Doku Umarov, the Chechen warlord who styles himself “the emir of the Caucasus,” told the Russian government this week that his jihadists were ready and willing to launch more terrorist attacks like last month’s suicide bombing of Moscow Domodedovo Airport, for which he admitted responsibility.
Sadly, his was no idle threat. Not only has Russian Prime Minister Vladimir Putin no credible plan to halt the attacks, his policy is making further atrocities more likely.
Putin’s initial response to Domodedovo was typical of the unthinking aggressiveness that has characterized his outlook since he rose to the presidency in 2000 with a vow to hunt down Chechen rebels and kill them “in the outhouse.”
Those behind the bombing would be caught, he said.
“Revenge is inevitable,” Putin said.
Putin also rejected the almost universal assumption that Umarov was involved, arguing there was “no relation to the Chechen republic.”
That’s because, in Putin-speak, the Chechen problem was supposedly solved several years ago.
The opposite is nearer the truth. According to the official line, the installation in Grozny of pro-Kremlin Chechen President Ramzan Kadyrov, whose militia has become a byword for brutality, pacified Chechnya after a decade of bloodshed.
However, Kadyrov could not prevent a daring attack on Chechnya’s parliament in October last year. Umarov’s Chechen campaign has spread extensively to neighboring republics such as Dagestan and Ingushetia, and mutated from a separatist struggle into a pan-Caucasian jihad.
Putin’s achievement, since he first became prime minister in 1999, has thus been to turn a containable local insurgency into an escalating regional war. This has led many Russians to wonder why Moscow does not just have done with it and let the north Caucasus secede.
“What are the terrorists trying to achieve by detonating bombs in the Moscow metro?” asked commentator Yulia Latynina in the Moscow Times after a previous devastating attack. “Answer: they want Allah, not Russia, to rule the north Caucasus. They hate the West and despise both Putin’s rule and democracy.”
“Under former [Russian] president Boris Yeltsin political Islam was a relatively marginal phenomenon but after 10 years of Vladimir Putin’s ‘power vertical,’ the situation has changed radically ... it seems that Russia will be forced to part with the north Caucasus in the same way that France was forced to leave Algeria,” Latynina said.
A growing number of Russians appear to share this view, judging by violent demonstrations in Moscow in December and last month.
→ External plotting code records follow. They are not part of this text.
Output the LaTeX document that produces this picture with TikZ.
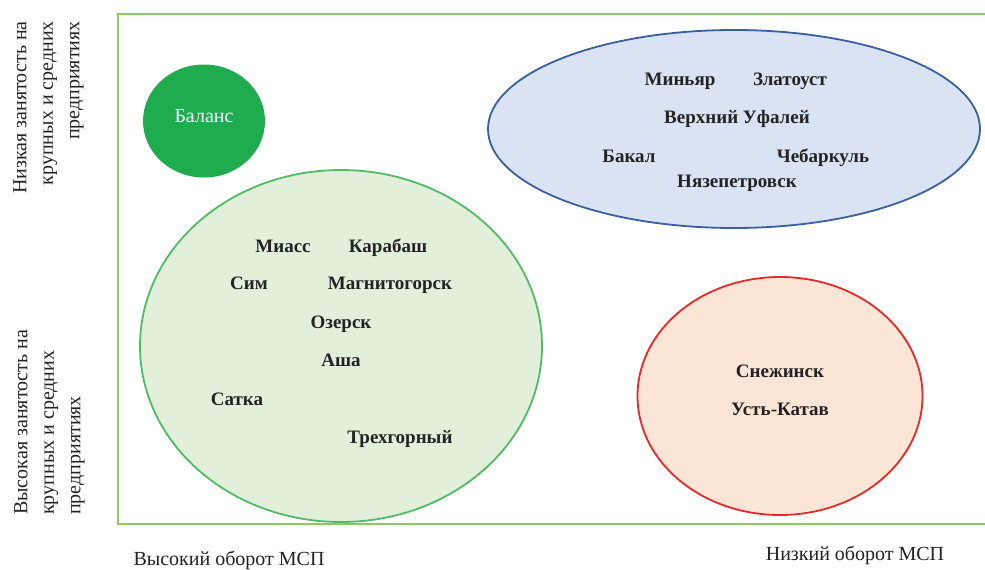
\documentclass[tikz,border=0pt]{standalone}
\usepackage{fontspec}
\setmainfont{Liberation Serif}
\usetikzlibrary{shapes.geometric}
\definecolor{framegreen}{RGB}{140,202,95}
\definecolor{balfill}{RGB}{30,172,78}
\definecolor{gfill}{RGB}{226,239,218}
\definecolor{gline}{RGB}{80,188,100}
\definecolor{bfill}{RGB}{218,227,243}
\definecolor{bline}{RGB}{58,95,160}
\definecolor{rfill}{RGB}{251,229,214}
\definecolor{rline}{RGB}{232,40,40}
\definecolor{txt}{RGB}{35,35,35}
\begin{document}
\begin{tikzpicture}[x=1pt,y=-1pt,
  city/.style={anchor=base,inner sep=0pt,text=txt,font=\fontsize{19}{26}\selectfont\bfseries},
  axislabel/.style={inner sep=0pt,text=txt,font=\fontsize{20}{26.5}\selectfont},
  blob/.style={ellipse,inner sep=0pt,line width=1.8pt}]
\useasboundingbox (0,0) rectangle (985,570);
\fill[white] (0,0) rectangle (985,570);
% frame
\coordinate (ftr) at (985,14);
\coordinate (ftl) at (118,14);
\coordinate (fbl) at (118,524);
\coordinate (fbr) at (985,524);
\draw[framegreen,line width=2.6pt] (ftr) -- (ftl) -- (fbl) -- (fbr);
% ellipses
\node[blob,draw=gline,fill=gfill,minimum width=402pt,minimum height=352pt] (green) at (341,346) {};
\node[blob,draw=bline,fill=bfill,minimum width=492pt,minimum height=198pt] (blue) at (734,129) {};
\node[blob,draw=rline,fill=rfill,minimum width=285pt,minimum height=238pt] (red) at (780,396) {};
\node[ellipse,fill=balfill,inner sep=0pt,minimum width=122pt,minimum height=113pt] (bal) at (204,121) {};
\node[anchor=base,inner sep=0pt,text=white,font=\fontsize{20}{26}\selectfont] (balt) at (204,122) {Баланс};
% blue cities
\node[city] (c1) at (680,85) {Миньяр};
\node[city] (c2) at (790,85) {Златоуст};
\node[city] (c3) at (737,123) {Верхний Уфалей};
\node[city] (c4) at (629,162) {Бакал};
\node[city] (c5) at (823,162) {Чебаркуль};
\node[city] (c6) at (737,187) {Нязепетровск};
% green cities
\node[city] (g1) at (283,252) {Миасс};
\node[city] (g2) at (388,252) {Карабаш};
\node[city] (g3) at (249,289) {Сим};
\node[city] (g4) at (390,289) {Магнитогорск};
\node[city] (g5) at (341,328) {Озерск};
\node[city] (g6) at (341,366) {Аша};
\node[city] (g7) at (237,405) {Сатка};
\node[city] (g8) at (400,443) {Трехгорный};
% red cities
\node[city] (r1) at (780,377) {Снежинск};
\node[city] (r2) at (780,415) {Усть-Катав};
% axis labels
\node[axislabel,rotate=90,anchor=north east,align=right] (ylow) at (13,21)
  {Низкая занятость на\\крупных и средних\\предприятиях};
\node[axislabel,rotate=90,anchor=north west,align=left] (yhigh) at (14,515)
  {Высокая занятость на\\крупных и средних\\предприятиях};
\node[anchor=base,inner sep=0pt,text=txt,font=\fontsize{20}{26}\selectfont] (xhigh) at (229,565) {Высокий оборот МСП};
\node[anchor=base,inner sep=0pt,text=txt,font=\fontsize{20}{26}\selectfont] (xlow) at (855,560) {Низкий оборот МСП};
\end{tikzpicture}
\end{document}
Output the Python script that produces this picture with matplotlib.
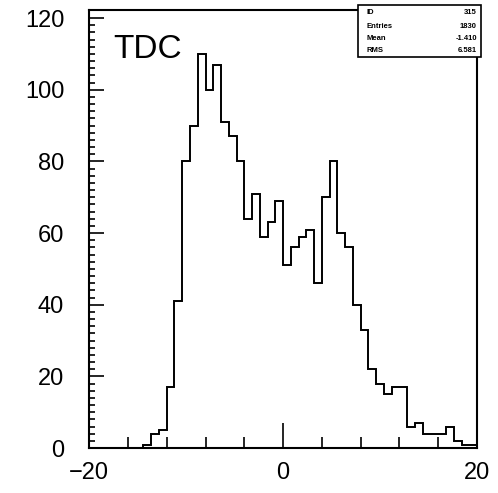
import numpy as np
import matplotlib
matplotlib.use("Agg")
import matplotlib.pyplot as plt
from matplotlib.patches import Rectangle

matplotlib.rcParams['font.family'] = 'Liberation Sans'

# TDC histogram, 50 bins of 0.8 from -20 to 20
bin_edges = np.linspace(-20, 20, 51)
counts = [0, 0, 0, 0, 0, 0, 0, 1, 4, 5,
          17, 41, 80, 90, 110, 100, 107, 91, 87, 80,
          64, 71, 59, 63, 69, 51, 56, 59, 61, 46,
          70, 80, 60, 56, 40, 33, 22, 18, 15, 17,
          17, 6, 7, 4, 4, 4, 6, 2, 1, 1]

stat_names = ["ID", "Entries", "Mean", "RMS"]
stat_values = ["315", "1830", "-1.410", "6.581"]

fig = plt.figure(figsize=(4.98, 4.93), dpi=100)
ax = fig.add_axes([0.179, 0.091, 0.779, 0.889])

ax.stairs(counts, bin_edges, color='black', linewidth=1.4)

ax.set_xlim(-20, 20)
ax.set_ylim(0, 122.3)

ax.set_xticks([-20, 0, 20])
ax.set_xticklabels(["\u221220", "0", "20"])
ax.set_xticks(np.arange(-16, 20, 4), minor=True)
ax.set_yticks(np.arange(0, 121, 20))
ax.set_yticks(np.arange(0, 122, 2), minor=True)

ax.tick_params(axis='both', which='both', direction='in', labelsize=17,
               top=False, right=False, width=1.2, color='black')
ax.tick_params(axis='x', which='major', length=18, pad=10)
ax.tick_params(axis='x', which='minor', length=8)
ax.tick_params(axis='y', which='major', length=11, pad=18)
ax.tick_params(axis='y', which='minor', length=4)

for sp in ax.spines.values():
    sp.set_linewidth(1.5)

ax.text(0.062, 0.945, "TDC", transform=ax.transAxes, fontsize=24,
        va='top', ha='left', fontweight='light')

# statistics box in the upper right corner
fig.patches.append(Rectangle((358 / 498, 1 - 57 / 493), 123 / 498, 52 / 493,
                             transform=fig.transFigure, fill=True,
                             facecolor='white', edgecolor='black',
                             linewidth=1.2, zorder=5))
rows_y = [13, 26, 39, 51]
for name, val, yy in zip(stat_names, stat_values, rows_y):
    fig.text(366 / 498, 1 - yy / 493, name, fontsize=5.5, fontweight='bold',
             va='center', ha='left', zorder=6)
    fig.text(477 / 498, 1 - yy / 493, val, fontsize=5.5, fontweight='bold',
             va='center', ha='right', zorder=6)

fig.savefig("out.png", dpi=100)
The latest figures suggest the insurgency is intensifying. Islamist attacks were up 14 percent last year compared with 2009, nearly all in the north Caucasus. In Moscow there have been eight major terrorist attacks since 2000, including the Dubrovka Theater siege in which 800 people were taken hostage.
Facing mounting criticism at home and fears overseas about security for the 2014 Sochi Winter Olympics and the 2018 soccer World Cup, Putin has conceded new approaches may be required.
However, with parliamentary and presidential elections due by March next year, he may be tempted, as in the past, to pose as the nation’s strongman savior and launch a new military crackdown in the Caucasus. That would make more Domodedovos a near-certainty.